Some of you may recall the trouble I encountered with my KitchenAid ice-cream maker when attempting to make raspberry sorbet for the baked Alaska. I am pleased to say that I eventually managed to get the right parts for free and everything is now functioning perfectly. Happy days!
The first time I attempted making ice-cream in it was to make David Lebovitz’s Salted Butter Caramel. Let’s just say it didn’t go quite to plan. Firstly, when I was cooking the custard, I didn’t read the instructions properly, so instead of heating it to 160-170 F, I tried to heat it to 160-170 C! I realised my mistake early on, but it had gone way past 71-77 C, which I think affected the way it froze (or didn’t). Then I burnt the caramel and, on re-making it, I didn’t measure the salt properly, which resulted in a semi-frozen way too salty caramel ice-cream. It wasn’t pretty.
So, for my next attempt, I decided to go back to basics and make a simple vanilla bean ice-cream. D and I recently went to Tahiti and Bora Bora where I managed to pick up some beautiful vanilla beans, so I figured I should put them to good use in a recipe that would make them the hero. I like to think of it as killing two birds with one stone!
The end result was a fantastically smooth and creamy ice-cream, perfect for any reason really. If only I had a freezer big enough to store it, I would always, always keep some on hand.
Recipe (as per David Lebovitz’s The Perfect Scoop)
- 1 cup (250ml) whole milk
- A pinch of salt
- 3/4 cup (150g) sugar
- 1 vanilla bean, split lengthwise
- 2 cups (500ml) heavy cream
- 6 large egg yolks
- 3/4 teaspoon pure vanilla extract
1. Warm the milk, sugar, 1 cup (250ml) cream and salt in a saucepan and turn the heat off. Scrape the seeds from the vanilla bean into the milk and then add the bean pod to the milk. Cover, remove from heat, and infuse for 30 minutes.

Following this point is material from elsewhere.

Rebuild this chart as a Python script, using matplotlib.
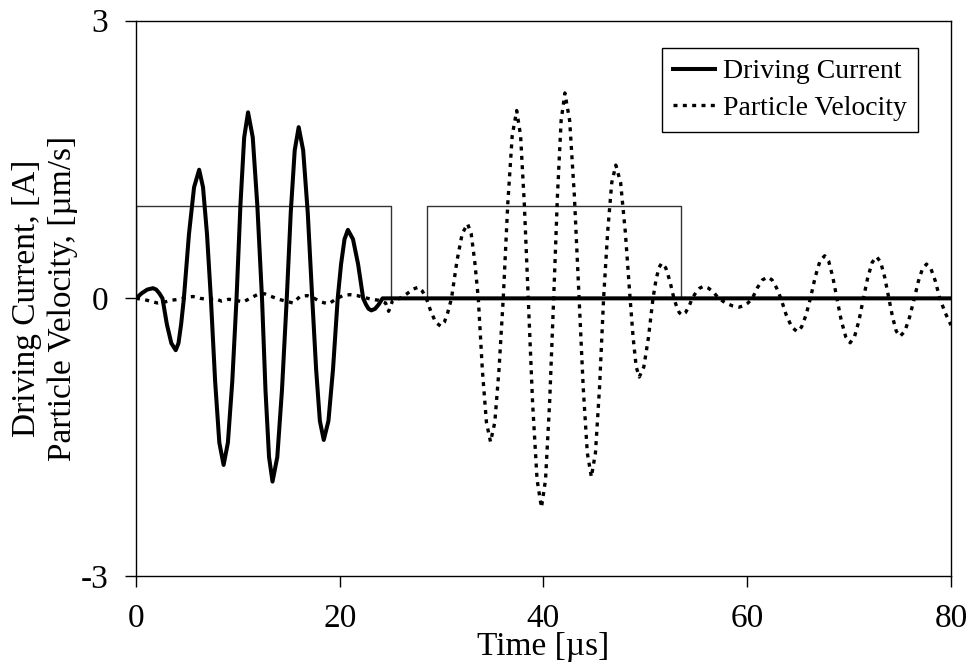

2.Pour the remaining 1 cup (250ml) cream into a large bowl and set a mesh strainer on top. Just before the infusing time is up, prepare an ice bath by filling a larger bowl (larger than the one with just the cream in it) partially with ice and water as you’ll need it for step 5. You might like to test that the two bowls work together and that you haven’t filled the bottom bowl up too much – the last thing you want is the ice water overflowing into the top bowl and ruining your hard work.
3. In a separate bowl, whisk together the egg yolks. Check the temperature of the milk – if it has gone cold, re-warm it a little. I found it to still be quite warm and used it straight from the pot. Gradually pour some of the milk into the yolks, whisking constantly as you pour – the whisking is important here – if you don’t do it, you’ll end up with scrambled eggs. Scrape the warmed yolks and milk back into the saucepan.
4. Stir the mixture constantly over a low-medium heat to cook it, scraping the bottom with a heat-resistant spatula, until the custard thickens enough to coat the spatula – you’ll know it’s cooked if you can run your finger through the custard on the back of the spatula and it draws a line.
5. Strain the custard into the bowl with the cream. Stir over the ice bath for 5-10 minutes until cool, add the vanilla extract and then refrigerate to chill thoroughly, preferably overnight. I always put clingwrap on top of the surface of the custard (not just covering the bowl) so that it doesn’t form a skin.
6. Remove the vanilla bean and churn the custard in your ice cream maker according to the manufacturer’s instructions. I gave it 25-30 mins and the result was pretty near perfect, even if I do say so myself! You’ll get a perfectly smooth and soft ice-cream, which can be eaten (or taste tested) straight away, but for the best results, put it into the freezer for a few hours.
I think I’m ready to give the salted butter caramel ice-cream another go.